What Great Jones does is, it contracts some other, less glamorous company, one likely without a slick social-media presence, to make cookware and other products bearing Great Jones branding. In effect, it buys cheap consumer goods, and then sells them at a markup to people shopping for cookware that will make them feel like they are pals with Alison Roman. Given that Great Jones operates out of an office in the Flatiron district of Manhattan, and that it does not have a physical retail shop, and that the products it sells are manufactured by factories in places like Guangdong and Tianjin, it's something of a stretch to say that Great Jones even sells the cookware, insofar as someone might take that statement to mean that Great Jones ever meaningfully possesses the tea towels and cookware. Great Jones does not even ship the cookware, not even in the lesser sense in which the schmo who physically boxes a Dutch oven and puts packing tape and a shipping label on it and drops it off at UPS or wherever can be said to be involved in shipping it. It's very probable that no one in the direct employ of Great Jones even so much as touches or even sees the overwhelming majority of the goods off whose transfer from the people who made them to the people who used them to cook roast chickens its founders profited and grew famous.

The absolute most generous true description you can apply to Great Jones is that it conducts arbitrage on cheap pastel-colored cookware with flimsy enamel cladding, made by other companies with less robust brands. But the truest thing you can say is that Great Jones, like so many other companies, is a skimming operation: It launders somebody else's actual manufacture through its own aggressive branding, and takes a cut of the proceeds. The company can have the best quarter of its existence despite having no full-time employees, despite having literally no capacity to do anything other than exist as a legal fiction, because it never actually did anything. Anything! It never did anything.
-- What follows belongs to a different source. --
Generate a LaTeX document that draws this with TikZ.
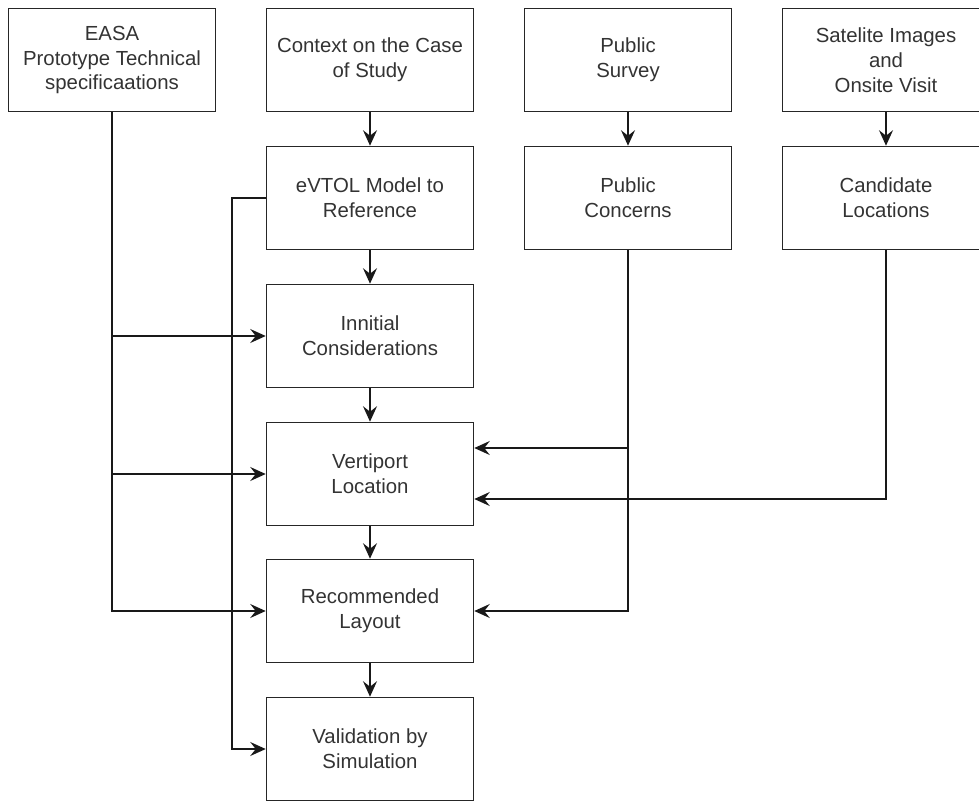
\documentclass[tikz,border=0pt]{standalone}
\usepackage{fontspec}
\setmainfont{Liberation Sans}
\usetikzlibrary{arrows.meta}
\begin{document}
\begin{tikzpicture}[x=0.02cm, y=-0.02cm,
    caja/.style={draw=black!85, line width=0.9pt, minimum width=4.14cm, minimum height=2.06cm,
        align=center, text=black!80, font=\fontsize{11.6}{14.2}\selectfont},
    flecha/.style={draw=black!90, line width=0.9pt, -{Stealth[length=3.1mm, width=2.8mm, inset=1.1mm]}}]
    \useasboundingbox (0,0) rectangle (979,801);
    \clip (0,0) rectangle (979,801);
    % Fila superior: fuentes de informacion
    \node[caja] (easa) at (112, 60) {EASA\\Prototype Technical\\specificaations};
    \node[caja] (contexto) at (370, 60) {Context on the Case\\of Study};
    \node[caja] (encuesta) at (628, 60) {Public\\Survey};
    \node[caja] (satelite) at (886, 60) {Satelite Images\\and\\Onsite Visit};

    % Segunda fila
    \node[caja] (evtol) at (370, 198) {eVTOL Model to\\Reference};
    \node[caja] (preocupaciones) at (628, 198) {Public\\Concerns};
    \node[caja] (candidatas) at (886, 198) {Candidate\\Locations};

    % Columna central
    \node[caja] (inicial) at (370, 336) {Innitial\\Considerations};
    \node[caja] (ubicacion) at (370, 474) {Vertiport\\Location};
    \node[caja] (layout) at (370, 611) {Recommended\\Layout};
    \node[caja] (validacion) at (370, 749) {Validation by\\Simulation};

    \draw[flecha] (contexto) -- (evtol);
    \draw[flecha] (encuesta) -- (preocupaciones);
    \draw[flecha] (satelite) -- (candidatas);
    \draw[flecha] (evtol) -- (inicial);
    \draw[flecha] (inicial) -- (ubicacion);
    \draw[flecha] (ubicacion) -- (layout);
    \draw[flecha] (layout) -- (validacion);

    % Especificaciones EASA hacia la columna central
    \draw[flecha] (easa.south) |- (layout.west);
    \draw[flecha] (easa.south |- inicial.west) -- (inicial.west);
    \draw[flecha] (easa.south |- ubicacion.west) -- (ubicacion.west);

    % Modelo eVTOL hacia la validacion
    \draw[flecha] (evtol.west) -- ++(-34, 0) |- (validacion.west);

    % Preocupaciones y ubicaciones candidatas
    \draw[flecha] (preocupaciones.south) |- ([yshift=0.52cm]ubicacion.east);
    \draw[flecha] (preocupaciones.south) |- (layout.east);
    \draw[flecha] (candidatas.south) |- ([yshift=-0.5cm]ubicacion.east);
\end{tikzpicture}
\end{document}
It has this in common with the companies whose brand names adorn probably a healthy majority of the goods in your home. In this respect Great Jones's operators are not uniquely scummy frauds; in fact they're incredibly mundane in their scummy fraudulence, just a two more rich kids who learned how the global economy sluices money toward money, one of the many ways to make the world pay them for having been born on a pile of cash. They needn't have bothered.